Selon la Resolution Foundation, un quart des auto-entrepreneurs de ces cinq dernières années préférerait travailler pour un patron. Comme les employeurs utilisent des tactiques toujours plus agressives pour réduire les coûts du travail et réduire les possibilités d'action collective, la productivité souffre et des solutions d'emploi vues comme provisoires au départ s'installent dans la durée. Le fossé entre les plus riches et les autres s'étend.
[voir notre article sur la surproduction: comme les riches ne dépensent pas leur argent - contrairement aux pauvres - et que les pauvres s'appauvrissent, il y a une crise de la demande] (...)
Cette histoire de stagflation des salaires et des travailleurs pauvres ne s'applique pas que en Grande-Bretagne. Au delà des discours du premier ministre sur la reprise économique, il y a des légions de familles et de communautés à travers tout le pays qui arrivent juste à ne pas couler. Peu importe le nombre de fois qu'Osborne le répète, cela ne fait pas la vérité. Des millions d'Anglais ne sont pas en reprise. Le golfe entre ceux qui montent et ceux qui restent grandit chaque mois.
(...) En Grande-Bretagne, comme ailleurs, le sous-emploi, le manque d'investissement dans la formation et les bas salaires sont généralisés. En Grande-Bretagne, 40% des temps partiels - surtout des femmes - voudrait travailler davantage selon une enquête. En même temps, pour beaucoup de bas salaire, les dernières années ont vu le coût de la vie augmenter alors que leur salaire coulait. Des syndicats ont lancé une procédure de vote pour voir si en octobre la sécurité sociale partirait pour la première fois en grève depuis 1982.

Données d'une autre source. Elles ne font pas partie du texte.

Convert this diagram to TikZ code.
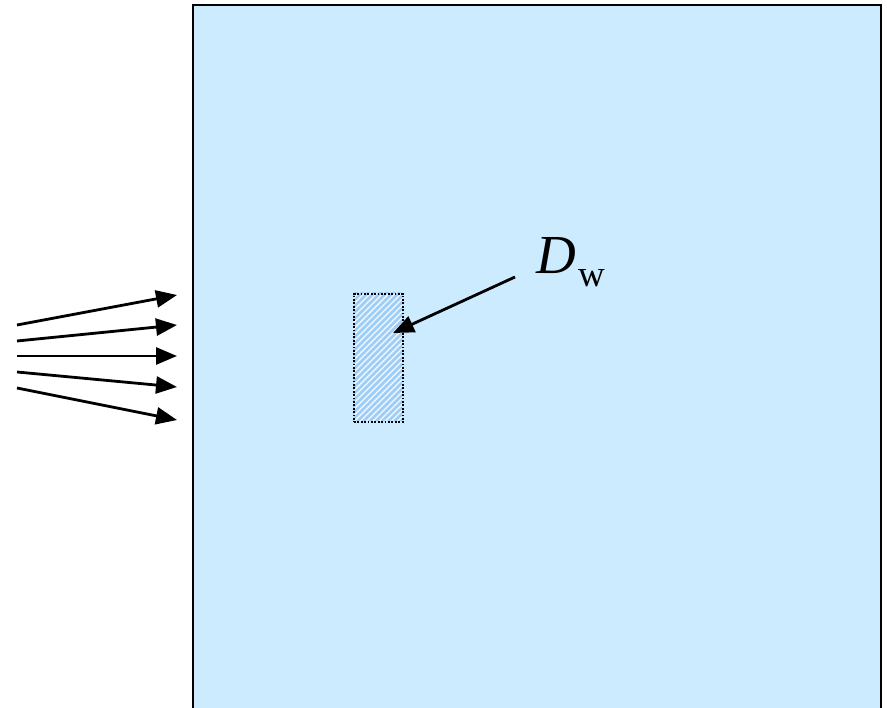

Est-ce le début de la contre-attaque? "L'une des préoccupations principales de l'économie depuis 2008, c'est la division des postes de travail" dit Martin Smith, le secrétaire national du syndicat GMB. "Ce qui était autrefois un emploi de 40 heures par semaine est maintenant souvent quatre emplois en contrat zéro heure [voir ici] de dix heures. Notre syndicat a été fondé pour se battre pour réduire la journée de 12 heures à 8 heures. Maintenant, les mêmes employés donneraient leur bras droit pour une journée de 8 heures. Ce ne sont pas seulement les heures trop rares, c'est l'humiliation. Sur un contrat de 12 heures hebdomadaire, il est difficile d'obtenir des crédits, des hypothèques et les heures supplémentaires sont à la discrétion du DRH, une situation qui peut générer de la rage. Plus de 8 millions de personnes travaillent dans ces conditions précaires."
(...)
À Devon, Marcela Almond accuse le coup. "Je ne sais pas où m'en aller d'ici. Est-ce qu'on voudrait fonder une famille? Mon Dieu, oui, mais nous n'avons pas les moyens de nous entretenir et encore moins un enfant. Cela ne peut pas fonctionner."